Simon Modersohn’s paintings illustrate this malaise. They are a subtle play on human presence and absence, a psychogram of current everyday life in rural and suburban areas. The buildings n Simon Modersohn’s paintings almost seem to lead a life of their own. The interiors and still lifes are also characterized by elements of the uncanny, absurd, fantastic or enigmatic.
“….” opens onto a narrow corridor that ends in a closed door. Various things are lying or standing on the floor in front of it, blocking the way to the door: a handbag out of which the red lighter must have fallen, a buggy, a dark blue garbage bin without a lid standing on a cardboard box, an open black umbrella. We’re intrigued. Are we inside a house looking towards the front door, or are we outside looking in? The window with half-closed blinds behind the buggy also doesn’t provide any concrete reference, except that it is brighter on the other side than where we are.
In art, a window is an ambiguous object that both separates and connects. The window frames the view from a private interior to the outdoors, it is the threshold between inside and outside.
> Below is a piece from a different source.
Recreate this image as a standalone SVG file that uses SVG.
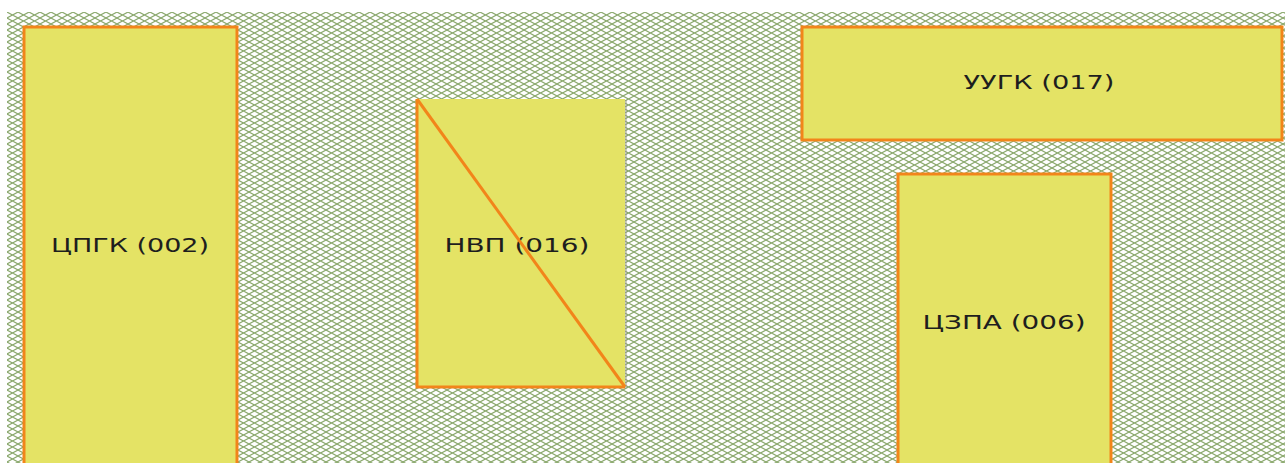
<svg xmlns="http://www.w3.org/2000/svg" width="1285" height="463" viewBox="0 0 1285 463">
<style>
.box{fill:#e4e365;stroke:#f2851a;stroke-width:3}
.lbl{font-family:"DejaVu Sans","Noto Sans",sans-serif;font-size:19px;fill:#1e1e1e;text-anchor:middle;dominant-baseline:central}
</style>
<defs>
<pattern id="hatch" x="7" y="12" width="11" height="6" patternUnits="userSpaceOnUse">
<rect width="11" height="6" fill="#ffffff"/>
<path d="M0,0 L11,6 M0,6 L11,0" stroke="#8aa86c" stroke-width="1.1" fill="none"/>
</pattern>
</defs>
<rect width="1285" height="463" fill="#ffffff"/>
<rect x="7" y="12" width="1278" height="451" fill="url(#hatch)"/>
<g id="cpgk">
<rect class="box" x="24" y="27" width="213" height="440"/>
<text class="lbl" x="130" y="245" textLength="158" lengthAdjust="spacingAndGlyphs">ЦПГК (002)</text>
</g>
<g id="nvp">
<rect x="419" y="100" width="208" height="288" fill="#9a9a8a" opacity="0.5"/>
<rect x="417" y="99" width="208" height="288" fill="#e4e365"/>
<path d="M417,99 L417,387 L625,387" fill="none" stroke="#f2851a" stroke-width="3"/>
<text class="lbl" x="517" y="245" textLength="145" lengthAdjust="spacingAndGlyphs">НВП (016)</text>
</g>
<g id="uugk">
<rect class="box" x="802" y="27" width="480" height="113"/>
<text class="lbl" x="1039" y="82" textLength="151" lengthAdjust="spacingAndGlyphs">УУГК (017)</text>
</g>
<g id="czpa">
<rect class="box" x="898" y="174" width="213" height="293"/>
<text class="lbl" x="1004" y="322" textLength="163" lengthAdjust="spacingAndGlyphs">ЦЗПА (006)</text>
</g>
<g id="connectors">
<line x1="417" y1="99" x2="625" y2="387" stroke="#f2851a" stroke-width="3"/>
</g>
</svg>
A window allows a glimpse of the past or a view of the future, or it can be a surface on which one’s inner soul is depicted.
In Simon Modersohn’s paintings, there are windows without any view whatsoever. The contact between inside and outside remains blocked. Isolated from one’s environment, only the reflection of oneself remains.
The viewer becomes a mute witness to an apparently utterly lifeless stage-set, seemingly obeying its own rules. The tension in the paintings lies in the absence of events. Our gaze is drawn to a moment of calm and stagnation, which seems unstable, threatening, and enigmatic at the same time. Simon Modersohn leads an alleged desolation of the subject into the absurd, and links the uncanny with the mysterious. The uncanny describes how the familiar becomes peculiar and strange. Our imagination is stimulated when we encounter something unfamiliar, something that we cannot classify and that at first glance seems strange to us. One tries to discover the unknown and the enigmatic, to decipher it. But not all puzzles can be solved. Some things remain unfathomable, and the explanation that exists beyond analytical thinking undoubtedly remains: we humans are probably our own biggest mystery.